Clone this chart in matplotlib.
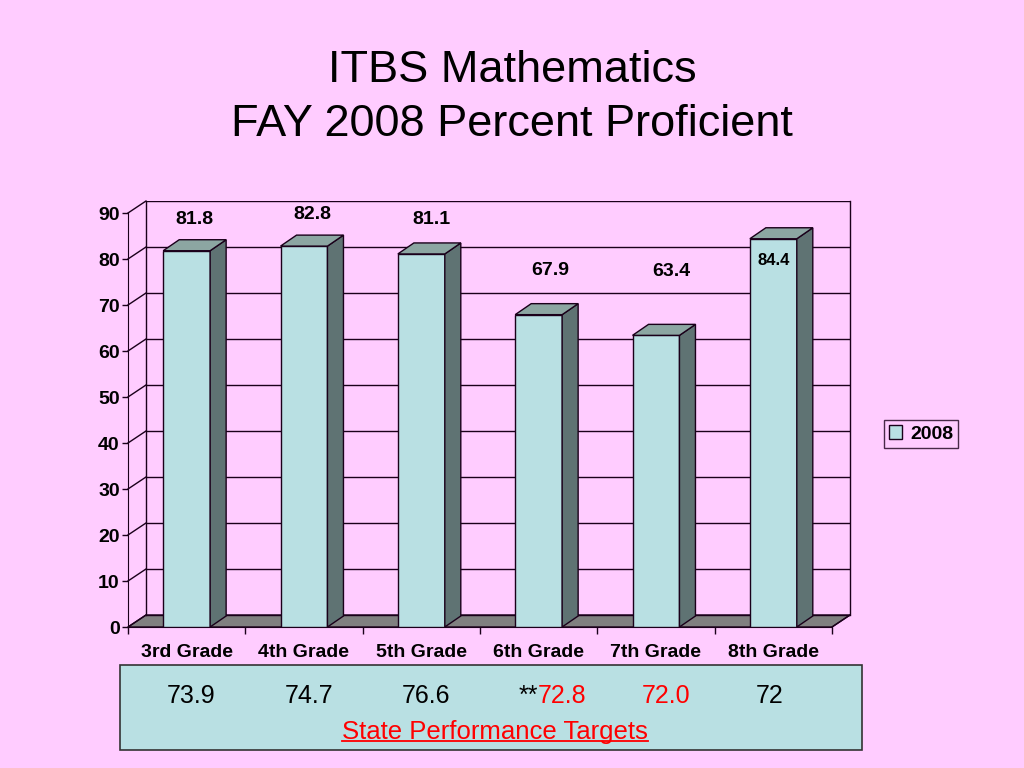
import numpy as np
import matplotlib
matplotlib.use("Agg")
import matplotlib.pyplot as plt
from matplotlib.patches import Rectangle, Polygon, Patch
from matplotlib.lines import Line2D
import matplotlib.transforms as mtransforms

plt.rcParams['font.family'] = ['Liberation Sans', 'DejaVu Sans']

# data
grades = ['3rd Grade', '4th Grade', '5th Grade', '6th Grade', '7th Grade', '8th Grade']
pct_2008 = [81.8, 82.8, 81.1, 67.9, 63.4, 84.4]
targets = ['73.9', '74.7', '76.6', '72.8', '72.0', '72']
target_red = [False, False, False, True, True, False]
target_star = [False, False, False, True, False, False]
yticks = [0, 10, 20, 30, 40, 50, 60, 70, 80, 90]

# layout (label placement)
label_y = [88.5, 89.6, 88.5, 77.6, 77.2, 79.6]
label_dx = [0.07, 0.07, 0.09, 0.10, 0.13, 0.0]
label_size = [14, 14, 14, 14, 14, 12]
target_dx = [0.04, 0.04, 0.04, 0.2, 0.09, -0.03]

BG = '#FFCCFF'
FRONT = '#B9E0E3'
SIDE = '#5F7373'
TOP = '#8CA6A2'
FLOOR = '#808080'
EDGE = '#1a001a'

fig = plt.figure(figsize=(10.24, 7.68), dpi=100, facecolor=BG)
W, H = 1024, 768
ax_l, ax_r, ax_b, ax_t = 128, 850, 627, 201
ax = fig.add_axes([ax_l / W, (768 - ax_b) / H, (ax_r - ax_l) / W, (ax_b - ax_t) / H])
ax.set_facecolor('none')

n = len(grades)
ux = (ax_r - ax_l - 18) / n
uy = (ax_b - ax_t - 12) / 90
DX, DY = 18 / ux, 12 / uy       # wall depth offset
BDX, BDY = 16 / ux, 11 / uy     # bar depth offset
hw = 0.2
x0, x1 = -0.5, n - 0.5
ax.set_xlim(x0, x1 + DX)
ax.set_ylim(0, 90 + DY)

# floor
ax.add_patch(Polygon([(x0, 0), (x1, 0), (x1 + DX, DY), (x0 + DX, DY)],
                     closed=True, facecolor=FLOOR, edgecolor=EDGE, lw=1, zorder=1))
# back wall gridlines and left wall diagonals
for t in yticks:
    ax.plot([x0 + DX, x1 + DX], [t + DY, t + DY], color=EDGE, lw=1, zorder=1)
    ax.plot([x0, x0 + DX], [t, t + DY], color=EDGE, lw=1, zorder=1, clip_on=False)
ax.plot([x0 + DX, x0 + DX], [DY, 90 + DY], color=EDGE, lw=1, zorder=1)
ax.plot([x1 + DX, x1 + DX], [DY, 90 + DY], color=EDGE, lw=1, zorder=1, clip_on=False)
ax.plot([x1, x1 + DX], [0, DY], color=EDGE, lw=1, zorder=1, clip_on=False)

# bars
for i, v in enumerate(pct_2008):
    ax.add_patch(Rectangle((i - hw, 0), 2 * hw, v, facecolor=FRONT, edgecolor=EDGE, lw=1, zorder=3))
    ax.add_patch(Polygon([(i + hw, 0), (i + hw + BDX, BDY), (i + hw + BDX, v + BDY), (i + hw, v)],
                         closed=True, facecolor=SIDE, edgecolor=EDGE, lw=1, zorder=3))
    ax.add_patch(Polygon([(i - hw, v), (i + hw, v), (i + hw + BDX, v + BDY), (i - hw + BDX, v + BDY)],
                         closed=True, facecolor=TOP, edgecolor=EDGE, lw=1, zorder=3))
    ax.text(i + label_dx[i], label_y[i], f'{v:.1f}', ha='center', va='center',
            fontsize=label_size[i], fontweight='bold', color='black', zorder=5)

# axes
for s in ['top', 'right']:
    ax.spines[s].set_visible(False)
ax.spines['left'].set_bounds(0, 90)
ax.spines['bottom'].set_bounds(x0, x1)
ax.spines['left'].set_color(EDGE)
ax.spines['bottom'].set_color(EDGE)
ax.set_yticks(yticks)
ax.set_yticklabels([str(t) for t in yticks], fontsize=14, fontweight='bold')
ax.tick_params(axis='y', length=4, width=1, pad=2, color=EDGE)
ax.set_xticks(np.arange(x0, x1 + 0.01, 1.0))
ax.set_xticklabels([])
ax.tick_params(axis='x', which='major', length=5, width=1, color=EDGE)
ax.set_xticks(np.arange(n), minor=True)
ax.set_xticklabels(grades, minor=True, fontsize=14, fontweight='bold')
ax.tick_params(axis='x', which='minor', length=0, pad=12)

# legend
leg = fig.legend(handles=[Patch(facecolor=FRONT, edgecolor=EDGE, label='2008')],
                 loc='center', bbox_to_anchor=(921 / W, 1 - 434 / H),
                 prop={'size': 14, 'weight': 'bold'}, frameon=True, fancybox=False,
                 handlelength=0.7, handleheight=0.7, handletextpad=0.4,
                 borderpad=0.25, borderaxespad=0)
leg.get_frame().set_facecolor(BG)
leg.get_frame().set_edgecolor(EDGE)
leg.get_frame().set_linewidth(1)

# titles
fig.text(0.5, 1 - 70 / H, 'ITBS Mathematics', ha='center', va='center', fontsize=32.5)
fig.text(0.5, 1 - 125 / H, 'FAY 2008 Percent Proficient', ha='center', va='center', fontsize=32.5)

# state targets box
fig.patches.append(Rectangle((120 / W, (768 - 750) / H), 742 / W, 85 / H,
                             transform=fig.transFigure, facecolor=FRONT,
                             edgecolor='#333333', lw=1.2, zorder=-1))
trans = mtransforms.blended_transform_factory(ax.transData, fig.transFigure)
ty = 1 - 696 / H
for i, t in enumerate(targets):
    col = 'red' if target_red[i] else 'black'
    tx = ax.text(i + target_dx[i], ty, t, transform=trans, ha='center', va='center',
                 fontsize=18, color=col, clip_on=False, zorder=6)
    if target_star[i]:
        ax.annotate('**', xy=(0, 0.5), xycoords=tx, ha='right', va='center',
                    fontsize=18, color='black', zorder=6)

st = fig.text(495 / W, 1 - 732 / H, 'State Performance Targets', ha='center', va='center',
              fontsize=18.5, color='red')
renderer = fig.canvas.get_renderer()
bb = st.get_window_extent(renderer)
uly = bb.y0 + 0.12 * bb.height
fig.add_artist(Line2D([bb.x0 / W, bb.x1 / W], [uly / H, uly / H], color='red', lw=1.3,
                      transform=fig.transFigure))

fig.savefig('out.png', dpi=100, facecolor=BG)
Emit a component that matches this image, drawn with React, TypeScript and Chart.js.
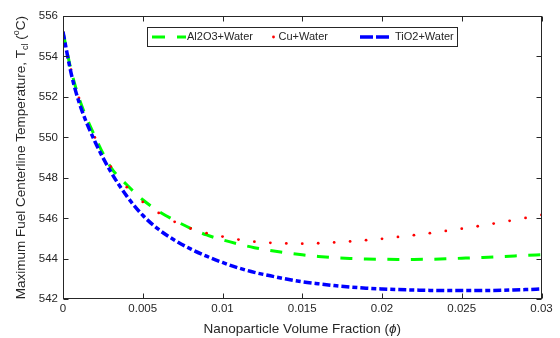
import React, { useEffect, useRef } from "react";
import { Chart, registerables } from "chart.js";

Chart.register(...registerables);

// ---- data ----
const phi = [
  0, 0.0005, 0.001, 0.002, 0.003, 0.004, 0.005, 0.006, 0.007, 0.008, 0.009, 0.01,
  0.011, 0.012, 0.013, 0.014, 0.015, 0.016, 0.017, 0.018, 0.019, 0.02,
  0.021, 0.022, 0.023, 0.024, 0.025, 0.026, 0.027, 0.028, 0.029, 0.03,
];
const al2o3Water = [
  555.22, 553.35, 551.95, 550.05, 548.52, 547.66, 546.92, 546.35, 545.9, 545.51, 545.18, 544.94,
  544.73, 544.55, 544.41, 544.3, 544.2, 544.12, 544.06, 544.02, 543.99, 543.98,
  543.97, 543.97, 543.98, 544.0, 544.03, 544.06, 544.09, 544.13, 544.17, 544.2,
];
const cuWater = [
  555.22, 553.35, 551.95, 550.0, 548.55, 547.54, 546.81, 546.27, 545.83, 545.5, 545.27, 545.1,
  544.95, 544.85, 544.79, 544.76, 544.75, 544.77, 544.81, 544.86, 544.92, 544.99,
  545.08, 545.17, 545.27, 545.38, 545.49, 545.61, 545.74, 545.88, 546.02, 546.17,
];
const tio2Water = [
  555.22, 553.2, 551.75, 549.8, 548.3, 547.1, 546.15, 545.45, 544.92, 544.49, 544.13, 543.82,
  543.55, 543.33, 543.16, 543.0, 542.87, 542.77, 542.68, 542.61, 542.55, 542.51,
  542.48, 542.46, 542.44, 542.43, 542.43, 542.43, 542.44, 542.46, 542.48, 542.51,
];
const seriesNames = ["Al2O3+Water", "Cu+Water", "TiO2+Water"];
const xTickValues = [0, 0.005, 0.01, 0.015, 0.02, 0.025, 0.03];
const xTickLabels = ["0", "0.005", "0.01", "0.015", "0.02", "0.025", "0.03"];
const yTickValues = [542, 544, 546, 548, 550, 552, 554, 556];
const yTickLabels = ["542", "544", "546", "548", "550", "552", "554", "556"];
const xTitleParts = ["Nanoparticle Volume Fraction (", "\u03d5", ")"];
const yTitleParts = ["Maximum Fuel Centerline Temperature, T", "cl", " (", "o", "C)"];

const FONT = '"Liberation Sans", Arial, Helvetica, sans-serif';
const AXIS = "#262626";

const framePlugin = {
  id: "matlabFrame",
  afterDatasetsDraw(chart: any) {
    const ctx: CanvasRenderingContext2D = chart.ctx;
    const { left, right, top, bottom } = chart.chartArea;
    const xs = chart.scales.x;
    const ys = chart.scales.y;
    ctx.save();
    // box
    ctx.strokeStyle = AXIS;
    ctx.lineWidth = 1;
    ctx.setLineDash([]);
    const L = Math.round(left) + 0.5;
    const R = Math.round(right) - 0.5;
    const T = Math.round(top) + 0.5;
    const B = Math.round(bottom) - 0.5;
    ctx.strokeRect(L, T, R - L, B - T);
    // inward ticks
    const tl = 5;
    ctx.beginPath();
    xTickValues.forEach((v) => {
      const px = Math.round(xs.getPixelForValue(v)) + 0.5;
      ctx.moveTo(px, B);
      ctx.lineTo(px, B - tl);
      ctx.moveTo(px, T);
      ctx.lineTo(px, T + tl);
    });
    yTickValues.forEach((v) => {
      const py = Math.round(ys.getPixelForValue(v)) + 0.5;
      ctx.moveTo(L, py);
      ctx.lineTo(L + tl, py);
      ctx.moveTo(R, py);
      ctx.lineTo(R - tl, py);
    });
    ctx.stroke();

    // legend
    const lx = 147.5, ly = 27.5, lw = 310, lh = 19;
    const cy = ly + lh / 2;
    ctx.fillStyle = "#ffffff";
    ctx.fillRect(lx, ly, lw, lh);
    ctx.strokeStyle = AXIS;
    ctx.lineWidth = 1;
    ctx.strokeRect(lx, ly, lw, lh);

    ctx.lineCap = "butt";
    ctx.strokeStyle = "#00ff00";
    ctx.lineWidth = 3;
    ctx.setLineDash([13, 12]);
    ctx.beginPath();
    ctx.moveTo(152, cy);
    ctx.lineTo(186, cy);
    ctx.stroke();

    ctx.setLineDash([]);
    ctx.fillStyle = "#ff0000";
    ctx.beginPath();
    ctx.arc(273.5, cy, 1.4, 0, Math.PI * 2);
    ctx.fill();

    ctx.strokeStyle = "#0000ff";
    ctx.lineWidth = 3.5;
    ctx.setLineDash([13, 3]);
    ctx.beginPath();
    ctx.moveTo(360, cy);
    ctx.lineTo(391, cy);
    ctx.stroke();
    ctx.setLineDash([]);

    ctx.fillStyle = AXIS;
    ctx.font = `11px ${FONT}`;
    ctx.textBaseline = "middle";
    ctx.textAlign = "left";
    ctx.fillText(seriesNames[0], 187, cy);
    ctx.fillText(seriesNames[1], 278.5, cy);
    ctx.fillText(seriesNames[2], 395, cy);

    // x title
    ctx.textBaseline = "alphabetic";
    const fN = `13.5px ${FONT}`;
    const fI = `italic 13.5px ${FONT}`;
    ctx.font = fN;
    const w0 = ctx.measureText(xTitleParts[0]).width;
    const w2 = ctx.measureText(xTitleParts[2]).width;
    ctx.font = fI;
    const w1 = ctx.measureText(xTitleParts[1]).width;
    const cx = (left + right) / 2;
    let x = cx - (w0 + w1 + w2) / 2;
    const by = 332.5;
    ctx.font = fN;
    ctx.fillText(xTitleParts[0], x, by);
    x += w0;
    ctx.font = fI;
    ctx.fillText(xTitleParts[1], x, by);
    x += w1;
    ctx.font = fN;
    ctx.fillText(xTitleParts[2], x, by);

    // y title (rotated)
    const fYN = `13.5px ${FONT}`;
    const fS = `9px ${FONT}`;
    const fonts = [fYN, fS, fYN, fS, fYN];
    const offs = [0, 3.5, 0, -6, 0];
    const widths = yTitleParts.map((t, i) => {
      ctx.font = fonts[i];
      return ctx.measureText(t).width;
    });
    const total = widths.reduce((a, b) => a + b, 0);
    ctx.translate(24.7, (top + bottom) / 2);
    ctx.rotate(-Math.PI / 2);
    let tx = -total / 2;
    yTitleParts.forEach((t, i) => {
      ctx.font = fonts[i];
      ctx.fillText(t, tx, offs[i]);
      tx += widths[i];
    });
    ctx.restore();
  },
};

export default function App() {
  const ref = useRef<HTMLCanvasElement>(null);
  useEffect(() => {
    document.body.style.margin = "0";
    const canvas = ref.current!;
    const mk = (ys: number[]) => phi.map((p, i) => ({ x: p, y: ys[i] }));
    const tickFont = { family: FONT, size: 11.5 };
    const chart = new Chart(canvas, {
      type: "line",
      data: {
        datasets: [
          {
            label: seriesNames[0],
            data: mk(al2o3Water),
            borderColor: "#00ff00",
            backgroundColor: "#00ff00",
            borderWidth: 3,
            borderDash: [12, 11.5],
            pointRadius: 0,
            cubicInterpolationMode: "monotone",
            fill: false,
            order: 2,
          },
          {
            label: seriesNames[1],
            data: mk(cuWater),
            borderColor: "#ff0000",
            backgroundColor: "#ff0000",
            showLine: false,
            pointRadius: 1.4,
            pointBorderWidth: 0,
            pointStyle: "circle",
            order: 1,
          },
          {
            label: seriesNames[2],
            data: mk(tio2Water),
            borderColor: "#0000ff",
            backgroundColor: "#0000ff",
            borderWidth: 3.5,
            borderDash: [8, 3, 5, 3],
            pointRadius: 0,
            cubicInterpolationMode: "monotone",
            fill: false,
            order: 0,
          },
        ],
      },
      options: {
        animation: false,
        responsive: false,
        events: [],
        layout: { padding: { left: 0, top: 16, right: 18.5, bottom: 0 } },
        plugins: {
          legend: { display: false },
          tooltip: { enabled: false },
          title: { display: false },
        },
        scales: {
          x: {
            type: "linear",
            min: 0,
            max: 0.03,
            afterBuildTicks: (s: any) => {
              s.ticks = xTickValues.map((v) => ({ value: v }));
            },
            afterFit: (s: any) => {
              s.height = 38.7;
            },
            ticks: {
              callback: (_v: any, i: number) => xTickLabels[i],
              font: tickFont,
              color: AXIS,
              padding: 3,
              maxRotation: 0,
              autoSkip: false,
            },
            grid: { display: false, drawTicks: false },
            border: { display: false },
          },
          y: {
            type: "linear",
            min: 542,
            max: 556,
            afterBuildTicks: (s: any) => {
              s.ticks = yTickValues.map((v) => ({ value: v }));
            },
            afterFit: (s: any) => {
              s.width = 63;
            },
            ticks: {
              callback: (_v: any, i: number) => yTickLabels[i],
              font: tickFont,
              color: AXIS,
              padding: 5,
              autoSkip: false,
            },
            grid: { display: false, drawTicks: false },
            border: { display: false },
          },
        },
      },
      plugins: [framePlugin],
    } as any);
    return () => chart.destroy();
  }, []);
  return (
    <div style={{ width: 560, height: 338 }}>
      <canvas ref={ref} width={560} height={338} style={{ display: "block" }} />
    </div>
  );
}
—————
• **The request**
Reproduce the records word for word, please, from their first line up to and including the line that contains "import matplotlib.transforms as mtransforms", but no pictures.

• **Task output**
Clone this chart in matplotlib.
import numpy as np
import matplotlib
matplotlib.use("Agg")
import matplotlib.pyplot as plt
from matplotlib.patches import Rectangle, Polygon, Patch
from matplotlib.lines import Line2D
import matplotlib.transforms as mtransforms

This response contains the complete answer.